À notre sens, cette suppression ne signifie pas pour autant que ces frais doivent désormais être supportés par les salariés.
En effet, non seulement les entreprises relevant de l’accord national interprofessionnel du 19 juillet 2005 sur le télétravail semblent devoir continuer à prendre en charge ces coûts directs en application de l’article 7 de cet accord mais une jurisprudence constante fait obligation à l’employeur de prendre en charge les frais exposés par les salariés pour l’exercice de leur activité (Cass. soc., 25 février 1998, n° 95-44.096 ; Cass. soc., 25 mars 2010, n° 08-43.156). L’accord collectif ou la charte peut cependant déterminer librement les modalités de prise en charge de ces coûts et, notamment, prévoir des remboursements sur la base de forfaits. Il est probable que les partenaires sociaux se saisiront de cette question dans le cadre de la négociation de l’accord relatif à la mise en place du télétravail.
Entrée en vigueur – Ces dispositions s’appliquent depuis le 24 septembre 2017, au lendemain de la publication de l’ordonnance au Journal officiel.
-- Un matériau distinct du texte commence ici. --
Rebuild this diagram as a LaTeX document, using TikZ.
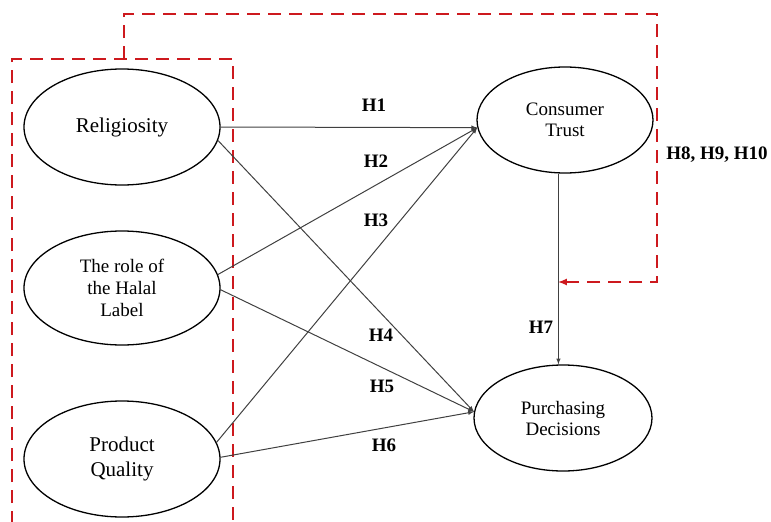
\documentclass[tikz,border=0pt]{standalone}
\usepackage{fontspec}
\setmainfont{Liberation Serif}
\usepackage{tikz}
\usetikzlibrary{shapes.geometric}

\definecolor{dashred}{RGB}{205,25,30}

\begin{document}
\begin{tikzpicture}[x=1pt,y=-1pt,
  construct/.style={draw,ellipse,line width=1.3pt,inner sep=0pt,align=center,
    minimum width=196pt,minimum height=116pt,font=\fontsize{19}{22}\selectfont},
  effect/.style={->,>=latex,draw=black!75,line width=1pt},
  hyp/.style={font=\fontsize{19}{22}\selectfont\bfseries},
  mediation/.style={draw=dashred,line width=2pt,dash pattern=on 13pt off 8pt}]

 \useasboundingbox (0,0) rectangle (771,522);

 % exogenous constructs
 \node[construct,font=\fontsize{21}{24}\selectfont] (rel) at (122,127) {Religiosity};
 \node[construct,minimum height=114pt] (halal) at (122,288) {The role of\\the Halal\\Label};
 \node[construct,font=\fontsize{21}{25}\selectfont] (pq) at (122,459) {Product\\Quality};

 % endogenous constructs
 \node[construct,minimum width=176pt,minimum height=106pt,font=\fontsize{19}{21}\selectfont] (ct) at (565,120) {Consumer\\Trust};
 \node[construct,minimum width=178pt,minimum height=106pt,font=\fontsize{19}{21}\selectfont] (pd) at (563,418) {Purchasing\\Decisions};

 % dashed group and mediation path
 \draw[mediation] (12,524) -- (12,59) -- (233,59) -- (233,524);
 \coordinate (boxtop) at (124,59);
 \coordinate (fb) at (558,282);
 \draw[mediation,->,>=latex] (boxtop) -- (124,14) -| (657,282) -- (fb);

 % direct effects
 \draw[effect] (rel.east) -- (ct.185);
 \draw[effect] (halal.8) -- (ct.185);
 \draw[effect] (pq.10) -- (ct.185);
 \draw[effect] (rel.-8) -- (pd.176);
 \draw[effect] (halal.-1) -- (pd.176);
 \draw[effect] (pq.1) -- (pd.176);
 \draw[effect] (ct.-97) -- (ct.-97 |- pd.north);

 \node[hyp] (h1) at (374,105) {H1};
 \node[hyp] (h2) at (376,161) {H2};
 \node[hyp] (h3) at (376,220) {H3};
 \node[hyp] (h4) at (381,335) {H4};
 \node[hyp] (h5) at (382,386) {H5};
 \node[hyp] (h6) at (384,445) {H6};
 \node[hyp] (h7) at (541,327) {H7};
 \node[hyp] (h8) at (717,155) {H8, H9, H10};
\end{tikzpicture}
\end{document}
En outre, l’ordonnance prévoit dans ses dispositions transitoires que, pour les salariés dont le contrat de travail, conclu antérieurement à la publication de l’ordonnance, contient des stipulations relatives au télétravail, les stipulations ou dispositions de l’accord conclu ou de la charte élaborée en application de l’ordonnance se substituent, s’il y a lieu, aux stipulations contraires ou incompatibles du contrat de travail. En cas de refus du salarié, celui-ci doit faire connaître sa décision à l’employeur dans le délai d’un mois à compter de la date à laquelle l’accord ou la charte a été communiqué dans l’entreprise. Le texte ne précise pas, en revanche, les conséquences d’un tel refus. Il y a donc lieu de considérer que le salarié pourra dans un tel cas poursuivre l’exécution de son contrat de travail dans les conditions initiales.